Markets to continue their somber run with a cautious start of new week

16 Dec 2013 Evaluate

The Indian markets continued their slump in last session on getting disappointing economic report of rise in CPI inflation and decline in IIP. Today, the start of the crucial week is likely to remain cautious and traders will be eyeing the moves of both RBI and US Federal Reserve's meeting out come later this week for the further direction. Traders will watch the WPI inflation numbers to be announced later in the day, as it will have a major bearing on RBI policy meet on December 18 after the CPI surged to a nine-month high of 11.24 percent in November. There will be some cautiousness among the traders as the foreign direct investment (FDI) inflows into the services sector declined by about 62 percent year-on-year to $1.36 billion during April-October of the ongoing fiscal. However, the government has put on the fast track projects worth Rs 34,647 crore in petroleum and natural gas and power sectors by approving a number of them and giving directions for urgent clearances to the rest. Investors would also keep an eye on the ongoing stormy winter session of Parliament that is underway, while there will be lots of stock specific movements based on the advance tax payments of different companies for the final quarter.

The US markets though managed a flat closing in last session but the traders remained concerned about the Fed’s probable tapering announcement in its upcoming policy meeting, there was some profit booking too that kept the markets in check. The Asian markets have mostly made a soft start ahead of a two-day Federal Reserve meeting starting tomorrow. Japanese market too was trading lower despite its quarterly Tankan index for large manufacturers rising to 16 from 12 in September.

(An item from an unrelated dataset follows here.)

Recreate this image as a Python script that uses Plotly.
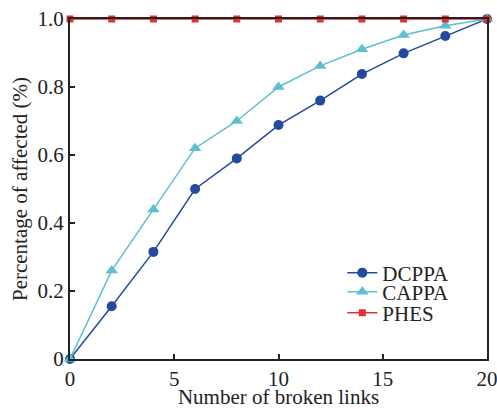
import plotly.graph_objects as go

x_vals = [0, 2, 4, 6, 8, 10, 12, 14, 16, 18, 20]
dcppa = [0, 0.155, 0.315, 0.50, 0.59, 0.688, 0.76, 0.838, 0.899, 0.95, 1.0]
cappa = [0, 0.26, 0.44, 0.62, 0.70, 0.80, 0.862, 0.911, 0.953, 0.98, 1.0]
phes = [1.0] * 11

y_tickvals = [0, 0.2, 0.4, 0.6, 0.8, 1.0]
y_ticktext = ["0", "0.2", "0.4", "0.6", "0.8", "1.0"]
x_tickvals = [0, 5, 10, 15, 20]

fig = go.Figure()
fig.add_trace(go.Scatter(x=x_vals, y=dcppa, name="DCPPA", mode="lines+markers",
                         line=dict(color="#2449a0", width=1.5),
                         marker=dict(symbol="circle", size=10, color="#2449a0"),
                         cliponaxis=False, legend="legend"))
fig.add_trace(go.Scatter(x=x_vals, y=cappa, name="CAPPA", mode="lines+markers",
                         line=dict(color="#5cc0cf", width=1.5),
                         marker=dict(symbol="triangle-up", size=11, color="#5cc0cf"),
                         cliponaxis=False, legend="legend2"))
fig.add_trace(go.Scatter(x=x_vals, y=phes, name="PHES", mode="lines+markers",
                         line=dict(color="#e03030", width=1.5),
                         marker=dict(symbol="square", size=7, color="#e03030"),
                         cliponaxis=False, legend="legend3"))

font = "Liberation Serif, Times New Roman, serif"
leg_common = dict(x=0.653, xanchor="left", yanchor="middle",
                  bgcolor="rgba(0,0,0,0)", font=dict(size=21, family=font, color="#222"),
                  itemwidth=30)
fig.update_layout(
    width=497, height=409,
    margin=dict(l=70, r=10, t=19, b=50),
    paper_bgcolor="white", plot_bgcolor="white",
    font=dict(family=font, size=21, color="#222"),
    showlegend=True,
    legend=dict(y=0.253, **leg_common),
    legend2=dict(y=0.197, **leg_common),
    legend3=dict(y=0.135, **leg_common),
    xaxis=dict(range=[0, 20], tickvals=x_tickvals, ticks="inside", ticklen=5,
               tickwidth=1.5, tickcolor="#222", showline=True, linecolor="#222",
               linewidth=2, mirror=True, showgrid=False, zeroline=False,
               automargin=False, ticklabeloverflow="allow",
               title=dict(text="Number of broken links", standoff=0,
                          font=dict(size=21, family=font)),
               tickfont=dict(size=21, family=font)),
    yaxis=dict(range=[0, 1.0], tickvals=y_tickvals, ticktext=y_ticktext,
               ticks="inside", ticklen=5, tickwidth=1.5, tickcolor="#222",
               showline=True, linecolor="#222", linewidth=2, mirror=True,
               showgrid=False, zeroline=False, automargin=False,
               ticklabeloverflow="allow",
               title=dict(text="Percentage of affected (%)", standoff=4,
                          font=dict(size=21, family=font)),
               tickfont=dict(size=21, family=font)),
)

fig.write_html("out.html", config={"displayModeBar": False},
               post_script="document.body.style.margin='0';")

Back home, Friday turned out to be a daunting session of trade for the Indian stock markets, which extended the southbound journey for fourth consecutive day and ended with loss of over a percentage point as investors reacted negatively to the double whammy of contraction in IIP and surge in Consumer Price Index. India’s annual industrial output growth, measured by index of industrial production (IIP), contracted 1.8% at 168.5 in the month of October over the corresponding month of previous year. Moreover, CPI (Combined) for November 2013 on point to point basis surged to nine months high level at 11.24%. After a negative opening, the domestic bourses never looked in recovery mood and continued sliding till end as some pessimism came in from Reserve Bank of India’s (RBI) Governor Raghuram Rajan’s statement that inflation was higher than the central bank’s comfort zone, while growth was weaker than estimated and vowed to calibrate policy carefully. Selling was both brutal and wide based as, barring software, none of sectoral indices on BSE were spared. Global cues, on the contrary were positive, both Asian and European shares accumulated gains despite concern of Fed scaling back its stimulus program in the near future after a report showed slightly stronger than expected retail sales growth in the month of November. Back home, sentiments also remained down-beat after Indian rupee fell and bonds yields surged on Friday after retail inflation spiked. On the currency front the rupee was at 62.20 per dollar at the time of equity markets closing as against previous close of 61.83 per dollar. Selling in banking stocks too dampened the sentiments as investors lightened their bets in this space ahead of RBI’s monetary policy in the coming week, precisely on December 18. Additionally, fertilizer stocks that witnessed some buying in the intra-day trade after Cabinet Committee on Economic Affairs (CCEA) approved an Rs 4,800 crore subsidy for the sector, too edged lower by the end of the trade. Finally, the BSE Sensex declined by 210.03 points or 1.00%, to settle at 20715.58, while the CNX Nifty plunged by 68.65 points or 1.10% to settle at 6,168.40.